┌─ MATERIAL
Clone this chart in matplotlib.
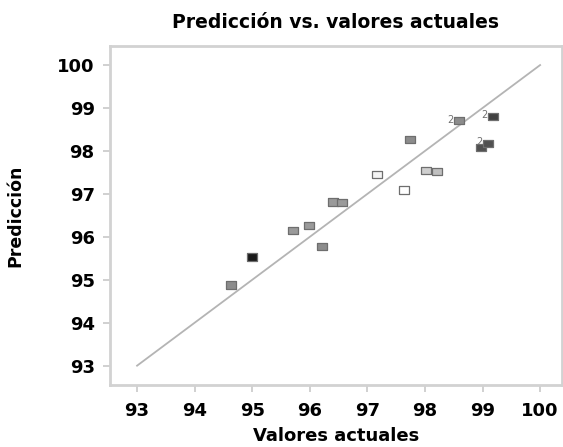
import matplotlib.pyplot as plt

# actual vs predicted values
actual = [94.63, 94.99, 95.71, 95.99, 96.22, 96.41, 96.56, 97.17, 97.64,
          97.74, 98.01, 98.21, 98.59, 98.97, 99.10, 99.19]
predicted = [94.88, 95.53, 96.14, 96.26, 95.77, 96.81, 96.80, 97.46, 97.09,
             98.27, 97.55, 97.52, 98.70, 98.08, 98.18, 98.80]
fills = ['#8c8c8c', '#1a1a1a', '#9a9a9a', '#9a9a9a', '#8c8c8c', '#9a9a9a', '#9a9a9a', '#f4f4f4', '#ffffff',
         '#8c8c8c', '#cfcfcf', '#c0c0c0', '#8c8c8c', '#505050', '#505050', '#404040']
counts = [1, 1, 1, 1, 1, 1, 1, 1, 1, 1, 1, 1, 2, 1, 2, 2]
ticks = [93, 94, 95, 96, 97, 98, 99, 100]

fig = plt.figure(figsize=(5.63, 4.47), dpi=100)
ax = fig.add_axes([0.1954, 0.1387, 0.8028, 0.758])

ax.plot([93, 100], [93, 100], color='#b4b4b4', lw=1.3, zorder=1)

box = [(-1.4, -1), (1.4, -1), (1.4, 1), (-1.4, 1), (-1.4, -1)]
ax.scatter(actual, predicted, marker=box, s=52, c=fills, edgecolors='#6e6e6e',
           linewidths=0.9, zorder=3)
for x, y, n in zip(actual, predicted, counts):
    if n > 1:
        ax.text(x - 0.1, y + 0.03, str(n), fontsize=7, color='#707070',
                ha='right', va='center', zorder=2)

ax.set_xlim(92.53, 100.38)
ax.set_ylim(92.55, 100.44)
ax.set_xticks(ticks)
ax.set_yticks(ticks)
ax.tick_params(direction='out', length=5, width=1.2, color='#c8c8c8',
               labelsize=13, pad=6)
ax.tick_params(axis='x', pad=7)
for lab in ax.get_xticklabels() + ax.get_yticklabels():
    lab.set_fontweight('bold')
for side in ['left', 'bottom', 'top', 'right']:
    ax.spines[side].set_color('#d2d2d2')
    ax.spines[side].set_linewidth(2)

ax.set_title('Predicción vs. valores actuales', fontsize=13.5, fontweight='bold', pad=13)
ax.set_xlabel('Valores actuales', fontsize=13, fontweight='bold', labelpad=5)
ax.set_ylabel('Predicción', fontsize=12.5, fontweight='bold', labelpad=24)

fig.savefig('out.png', dpi=100)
└─
**CHALLENGE:**
Pictures stay out. Print the data exactly, from its first line through the line containing "import matplotlib.pyplot as plt".

**WRITTEN SOLUTION:**
Clone this chart in matplotlib.
import matplotlib.pyplot as plt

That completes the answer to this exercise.